I decided to just manually clean up everything myself.  I promoted the mirror in the production site, had hosts in both sites rescan for storage.  The LUN became unavailable in the DR site, but in production, while the LUN was visible in terms of seeing an available LUN, the datastore wouldn’t mount.  Rebooting the ESXi server didn’t help.  I finally added it as a datastore, selecting not to resignature the datastore.  The datastore mounted, but I found that the datastore wouldn’t mount after a host reboot.  Furthermore, SRM was reporting the MirrorView consistency group was stuck failing over, showing Failover in Progress.  I tried recreating the SRM protection group, re-adding the array pairs, and more, but nothing worked.

After messing with it for awhile, checking MirrorView and the VNX, VMware, etc., I gave up and contacted EMC support, who promptly had me call VMware support, who referred me back to EMC again because it was clearly an SRA problem for EMC.

With EMC’s help, I was able to cleanup the mess SRM/SRA made.

  1. The Failover in Progress reported by the SRA was due to description fields on the MirrorView description view.  Clearing those and rescanning the SRAs fixed that problem.
  2. The test LUN not mounting was due to me not selecting to resignature the VMFS datastore when I added it back in.
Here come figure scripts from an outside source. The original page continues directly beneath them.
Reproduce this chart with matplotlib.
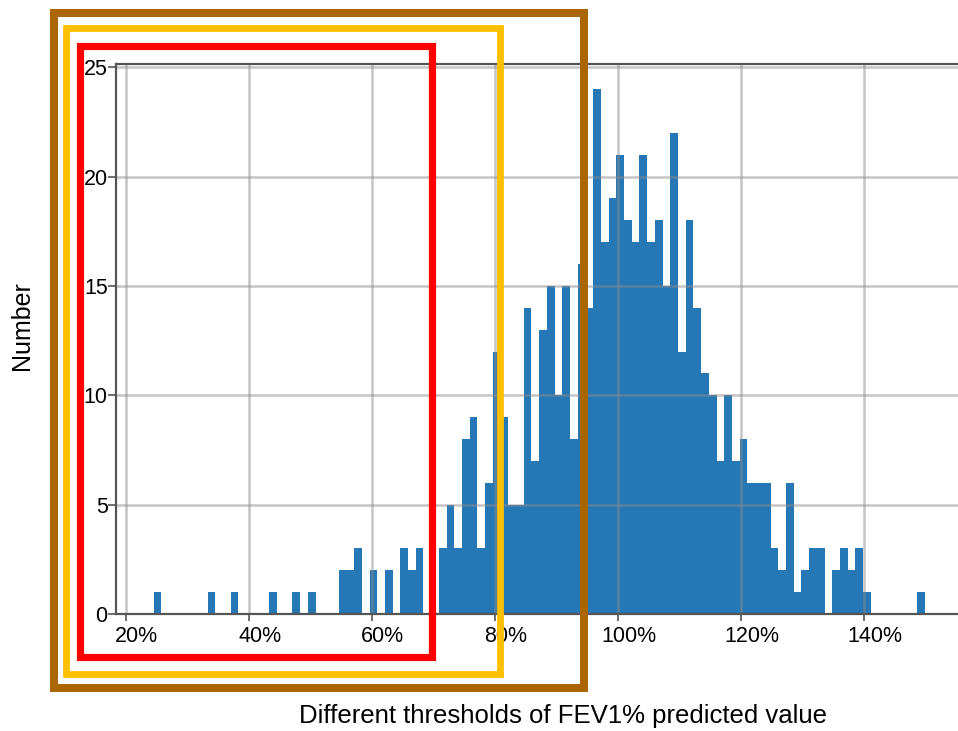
import numpy as np
import matplotlib
matplotlib.use("Agg")
import matplotlib.pyplot as plt
from matplotlib.patches import Rectangle
from matplotlib.transforms import ScaledTranslation

# ---- data ----
bin_start = 24.5      # % predicted, left edge of first bin
bin_end = 149.9       # % predicted, right edge of last bin
counts = [1, 0, 0, 0, 0, 0, 0, 1, 0, 0,
          1, 0, 0, 0, 0, 1, 0, 0, 1, 0,
          1, 0, 0, 0, 2, 2, 3, 0, 2, 0,
          2, 0, 3, 2, 3, 0, 0, 3, 5, 3,
          8, 9, 3, 6, 12, 9, 5, 5, 14, 7,
          13, 15, 10, 15, 8, 16, 14, 24, 17, 19,
          21, 18, 17, 21, 17, 18, 15, 22, 12, 18,
          14, 11, 10, 7, 10, 7, 8, 6, 6, 6,
          3, 2, 6, 1, 2, 3, 3, 0, 2, 3,
          2, 3, 1, 0, 0, 0, 0, 0, 0, 1]
x_ticks = [20, 40, 60, 80, 100, 120, 140]
x_ticklabels = ["20%", "40%", "60%", "80%", "100%", "120%", "140%"]
y_ticks = [0, 5, 10, 15, 20, 25]
x_label = "Different thresholds of FEV1% predicted value"
y_label = "Number"

W, H = 958, 731
plt.rcParams['font.family'] = ['Liberation Sans', 'DejaVu Sans']
fig = plt.figure(figsize=(W / 100, H / 100), dpi=100)

def fx(px):
    return px / W

def fy(py):
    return 1 - py / H

# axes: left spine at x=116px, bottom at y=614px, top at y=64px; extends past right edge
ax = fig.add_axes([fx(116), fy(614), fx(987) - fx(116), fy(64) - fy(614)])

edges = np.linspace(bin_start, bin_end, len(counts) + 1)
ax.hist(edges[:-1], bins=edges, weights=counts, color='#2677b5',
        linewidth=0, zorder=2)

ax.set_xlim(18.4, 160)
ax.set_ylim(0, 25.15)
ax.set_xticks(x_ticks)
ax.set_xticklabels(x_ticklabels)
ax.set_yticks(y_ticks)

ax.grid(True, color='#8c8c8c', alpha=0.5, linewidth=1.8, zorder=3)
ax.set_axisbelow(False)
for line in ax.get_xgridlines() + ax.get_ygridlines():
    line.set_zorder(3)

for side in ['left', 'bottom', 'top']:
    ax.spines[side].set_color('#555555')
    ax.spines[side].set_linewidth(1.6)
    ax.spines[side].set_zorder(4)
ax.spines['right'].set_visible(False)

ax.tick_params(axis='x', labelsize=15.5, length=5, width=1.2, color='#555555', pad=4)
ax.tick_params(axis='y', labelsize=15.5, length=5.5, width=1.2, color='#555555', pad=0.5)

off = ScaledTranslation(11 / 100, 0, fig.dpi_scale_trans)
for lab in ax.get_xticklabels():
    lab.set_transform(lab.get_transform() + off)

ax.set_xlabel(x_label, fontsize=18.5)
ax.xaxis.set_label_coords(fx(563), fy(716), transform=fig.transFigure)
ax.xaxis.label.set_va('center')
ax.set_ylabel(y_label, fontsize=18)
ax.yaxis.set_label_coords(fx(22), fy(326), transform=fig.transFigure)
ax.yaxis.label.set_va('center')

# highlight boxes (pixel coordinates of stroke centre lines)
boxes = [
    ((54, 12.5), (583.5, 687.5), '#aa6600', 8),
    ((66, 27.5), (499.5, 673.5), '#ffc000', 6.8),
    ((80, 46), (432, 657), '#ff0000', 7.2),
]
for (x0, y0), (x1, y1), col, lwpx in boxes:
    r = Rectangle((fx(x0), fy(y1)), fx(x1) - fx(x0), fy(y0) - fy(y1),
                  transform=fig.transFigure, fill=False, edgecolor=col,
                  linewidth=lwpx * 72 / 100, joinstyle='miter', zorder=10)
    fig.add_artist(r)

fig.savefig("out.png", dpi=100)
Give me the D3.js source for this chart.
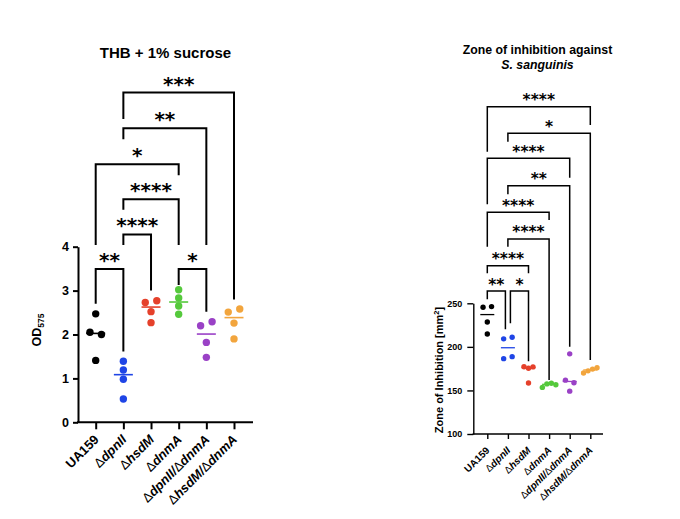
<!DOCTYPE html>
<html><head><meta charset="utf-8">
<script src="https://cdn.jsdelivr.net/npm/d3@7"></script>
<style>
body{margin:0;background:#fff}
svg{display:block}
text{font-family:"Liberation Sans",Arial,Helvetica,sans-serif;font-weight:bold;fill:#000}
</style>
</head><body>
<svg id="c" width="680" height="519"></svg>
<script>
// ---------- data ----------
const categories = ["UA159","ΔdpnII","ΔhsdM","ΔdnmA","ΔdpnII/ΔdnmA","ΔhsdM/ΔdnmA"];
const groupColors = ["#000000","#1f45e6","#e5412b","#55c93c","#9a41c6","#f2a53d"];

// Panel A: THB + 1% sucrose (OD575)
const odTitle = "THB + 1% sucrose";
const odTicks = [0,1,2,3,4];
const odUA159   = [2.47, 2.05, 2.00, 1.41];
const odDpnII   = [1.39, 1.19, 0.98, 0.53];
const odHsdM    = [2.73, 2.77, 2.52, 2.27];
const odDnmA    = [3.02, 2.83, 2.65, 2.46];
const odDpnDnm  = [2.20, 2.29, 1.82, 1.48];
const odHsdDnm  = [2.51, 2.58, 2.26, 1.90];
// comparisons: [groupA, groupB, label, bracket height, leg end A, leg end B] (in OD units)
const odComparisons = [
  [0,1,"**",   3.49, 2.70, 1.61],
  [3,4,"*",    3.49, 3.13, 2.52],
  [1,2,"****", 4.28, 4.04, 3.00],
  [1,3,"****", 5.08, 4.84, 4.04],
  [0,3,"*",    5.88, 4.04, 5.63],
  [1,4,"**",   6.70, 6.45, 4.04],
  [1,5,"***",  7.51, 6.91, 2.80]
];

// Panel B: Zone of inhibition against S. sanguinis (mm2)
const zoiTicks = [100,150,200,250];
const zoiUA159  = [245.5, 246.2, 228.6, 214.8];
const zoiDpnII  = [209.2, 211.0, 186.5, 188.8];
const zoiHsdM   = [177.2, 175.5, 177.0, 158.5];
const zoiDnmA   = [153.5, 157.5, 158.3, 156.5];
const zoiDpnDnm = [192.0, 161.8, 158.8, 149.2];
const zoiHsdDnm = [170.0, 172.5, 174.5, 176.0];
const zoiComparisons = [
  [0,1,"**",   264.1, 254.6, 220.2],
  [1,2,"*",    264.1, 227.0, 183.5],
  [0,2,"****", 293.2, 284.4, 284.4],
  [1,3,"****", 323.8, 315.0, 162.0],
  [0,3,"****", 354.4, 315.0, 345.6],
  [1,4,"**",   385.0, 375.1, 200.2],
  [0,4,"****", 416.4, 363.6, 394.2],
  [1,5,"*",    445.1, 435.5, 184.9],
  [0,5,"****", 475.6, 424.0, 454.6]
];

const odGroups  = [odUA159, odDpnII, odHsdM, odDnmA, odDpnDnm, odHsdDnm];
const zoiGroups = [zoiUA159, zoiDpnII, zoiHsdM, zoiDnmA, zoiDpnDnm, zoiHsdDnm];

// ---------- drawing ----------
const svg = d3.select("#c");

function labelParts(sel, name) {
  const tokens = name.split(/(Δ|\/)/).filter(t => t.length);
  tokens.forEach(t => {
    const ts = sel.append("tspan").text(t);
    if (t === "Δ") ts.attr("font-weight", "normal");
    else if (t !== "UA159") ts.attr("font-style", "italic");
  });
}

function swarm(vals, y, r, sp2, sp3) {
  const idx = vals.map((v,i)=>i).sort((a,b)=>y(vals[a])-y(vals[b]));
  const off = vals.map(()=>0);
  const clusters = []; let cur = [idx[0]];
  for (let k=1;k<idx.length;k++){
    if (Math.abs(y(vals[idx[k]])-y(vals[idx[k-1]])) < 2*r) cur.push(idx[k]);
    else { clusters.push(cur); cur=[idx[k]]; }
  }
  clusters.push(cur);
  clusters.forEach(c=>{
    const n=c.length; if(n<2) return;
    c.sort((a,b)=>a-b);
    const s = n===2 ? sp2 : sp3;
    c.forEach((i,k)=>off[i]=(k-(n-1)/2)*s);
  });
  return off;
}

function panel(p) {
  const g = svg.append("g");
  const y = d3.scaleLinear().domain(p.yDomain).range(p.yRange);
  const x = d3.scalePoint().domain(categories).range(p.xRange);

  // y axis
  const ya = g.append("g").attr("transform", `translate(${p.axisX},0)`)
    .call(d3.axisLeft(y).tickValues(p.ticks).tickFormat(d3.format("d"))
      .tickSize(p.tickY).tickSizeOuter(0).tickPadding(p.padY));
  ya.selectAll("path,line").attr("stroke","#000").attr("stroke-width",p.axisW);
  ya.selectAll("text").attr("font-size",p.tickFont).attr("font-family",null).style("font-weight","bold");

  // x axis
  const xa = g.append("g").attr("transform", `translate(0,${p.yRange[0]})`)
    .call(d3.axisBottom(x).tickSize(p.tickX).tickSizeOuter(0).tickFormat(""));
  xa.select(".domain").remove();
  xa.selectAll("line").attr("stroke","#000").attr("stroke-width",p.axisW);
  g.append("line").attr("x1",p.axisX - p.axisW/2).attr("x2",p.xEnd)
    .attr("y1",p.yRange[0]).attr("y2",p.yRange[0]).attr("stroke","#000").attr("stroke-width",p.axisW);

  // x labels
  categories.forEach(c => {
    const t = g.append("text")
      .attr("transform", `translate(${x(c)+p.labDx},${p.yRange[0]+p.labDy}) rotate(-45)`)
      .attr("text-anchor","end").attr("font-size",p.labFont);
    labelParts(t, c);
  });

  // points + medians
  p.groups.forEach((vals,i) => {
    const cx = x(categories[i]);
    const off = swarm(vals, y, p.r, p.sp2, p.sp3);
    g.selectAll(null).data(vals).join("circle")
      .attr("cx",(d,k)=>cx+off[k]).attr("cy",d=>y(d)).attr("r",p.r)
      .attr("fill",groupColors[i]);
    const m = d3.median(vals);
    g.append("line").attr("x1",cx-p.medHalf).attr("x2",cx+p.medHalf)
      .attr("y1",y(m)).attr("y2",y(m)).attr("stroke",groupColors[i]).attr("stroke-width",p.medW);
  });

  // brackets
  p.comps.forEach(cmp => {
    const [a,b,lab,h,ea,eb] = cmp;
    let xa_ = x(categories[a]), xb_ = x(categories[b]);
    p.comps.forEach(o => {
      if (o === cmp || o[3] !== h) return;
      if (o[0] === b) xb_ -= p.nudge;
      if (o[1] === a) xa_ += p.nudge;
    });
    g.append("path")
      .attr("d", `M${xa_},${y(ea)}V${y(h)}H${xb_}V${y(eb)}`)
      .attr("fill","none").attr("stroke","#000").attr("stroke-width",p.brW);
    g.append("text").attr("x",(xa_+xb_)/2).attr("y",y(h)-p.starOff)
      .attr("text-anchor","middle").attr("font-size",p.starFont)
      .style("font-family","'DejaVu Sans',sans-serif").text(lab);
  });
  return {g,x,y};
}

// Panel A
panel({
  yDomain:[0,4], yRange:[422.3,246.7], xRange:[95.7,234], axisX:78, xEnd:253,
  ticks:odTicks, tickY:5, padY:4, tickX:7, axisW:2, tickFont:12.5,
  labFont:13, labDx:4, labDy:18,
  groups:odGroups, r:3.7, sp2:11.5, sp3:8, medHalf:9.5, medW:1.6,
  comps:odComparisons, brW:2, starFont:20, starOff:2, nudge:2.5
});
svg.append("text").attr("x",165.5).attr("y",57.7).attr("text-anchor","middle")
  .attr("font-size",15).text(odTitle);
const odT = svg.append("text").attr("transform","translate(41,330) rotate(-90)")
  .attr("text-anchor","middle").attr("font-size",12.5);
odT.append("tspan").text("OD");
odT.append("tspan").attr("font-size",8.5).attr("dy",3).text("575");

// Panel B
panel({
  yDomain:[100,250], yRange:[434,303.3], xRange:[487.3,590.3], axisX:473.3, xEnd:603,
  ticks:zoiTicks, tickY:6, padY:5, tickX:5, axisW:1.4, tickFont:9,
  labFont:10, labDx:3, labDy:17,
  groups:zoiGroups, r:2.7, sp2:8.5, sp3:4.5, medHalf:7, medW:1.3,
  comps:zoiComparisons, brW:1.5, starFont:15.5, starOff:1.5, nudge:2.5
});
svg.append("text").attr("x",537.5).attr("y",54).attr("text-anchor","middle")
  .attr("font-size",12.3).text("Zone of inhibition against");
svg.append("text").attr("x",537.5).attr("y",69).attr("text-anchor","middle")
  .attr("font-size",12.3).attr("font-style","italic").text("S. sanguinis");
const zT = svg.append("text").attr("transform","translate(443,370) rotate(-90)")
  .attr("text-anchor","middle").attr("font-size",11);
zT.append("tspan").text("Zone of Inhibition [mm");
zT.append("tspan").attr("font-size",7.5).attr("dy",-4.5).text("2");
zT.append("tspan").attr("dy",4.5).text("]");
</script>
</body></html>
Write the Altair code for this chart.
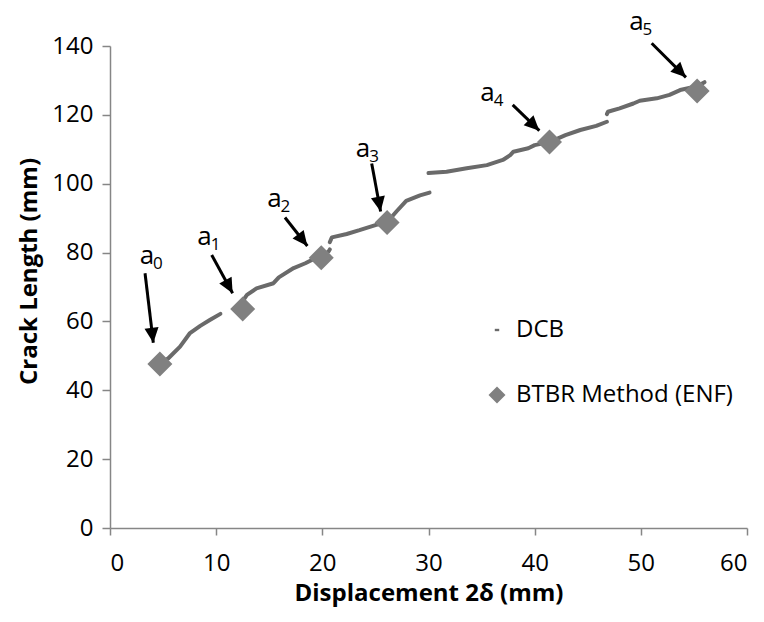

At this point, we were back to square one, and I went through the gambit of tests. I got errors because the SRM placeholders were reporting as invalid.  Going to the Protection Group within SRM and issuing the command to recreate the SRM placeholders fixed this issue.

We repeated testing again.  This time, everything worked, even failback.  Why did it fail before?  Even EMC support had no answer.  I suspect it’s because anytime I make the first attempt in a direction in an SRM environment to failover, it always fails.  Unfortunately, it was very difficult to fix this time.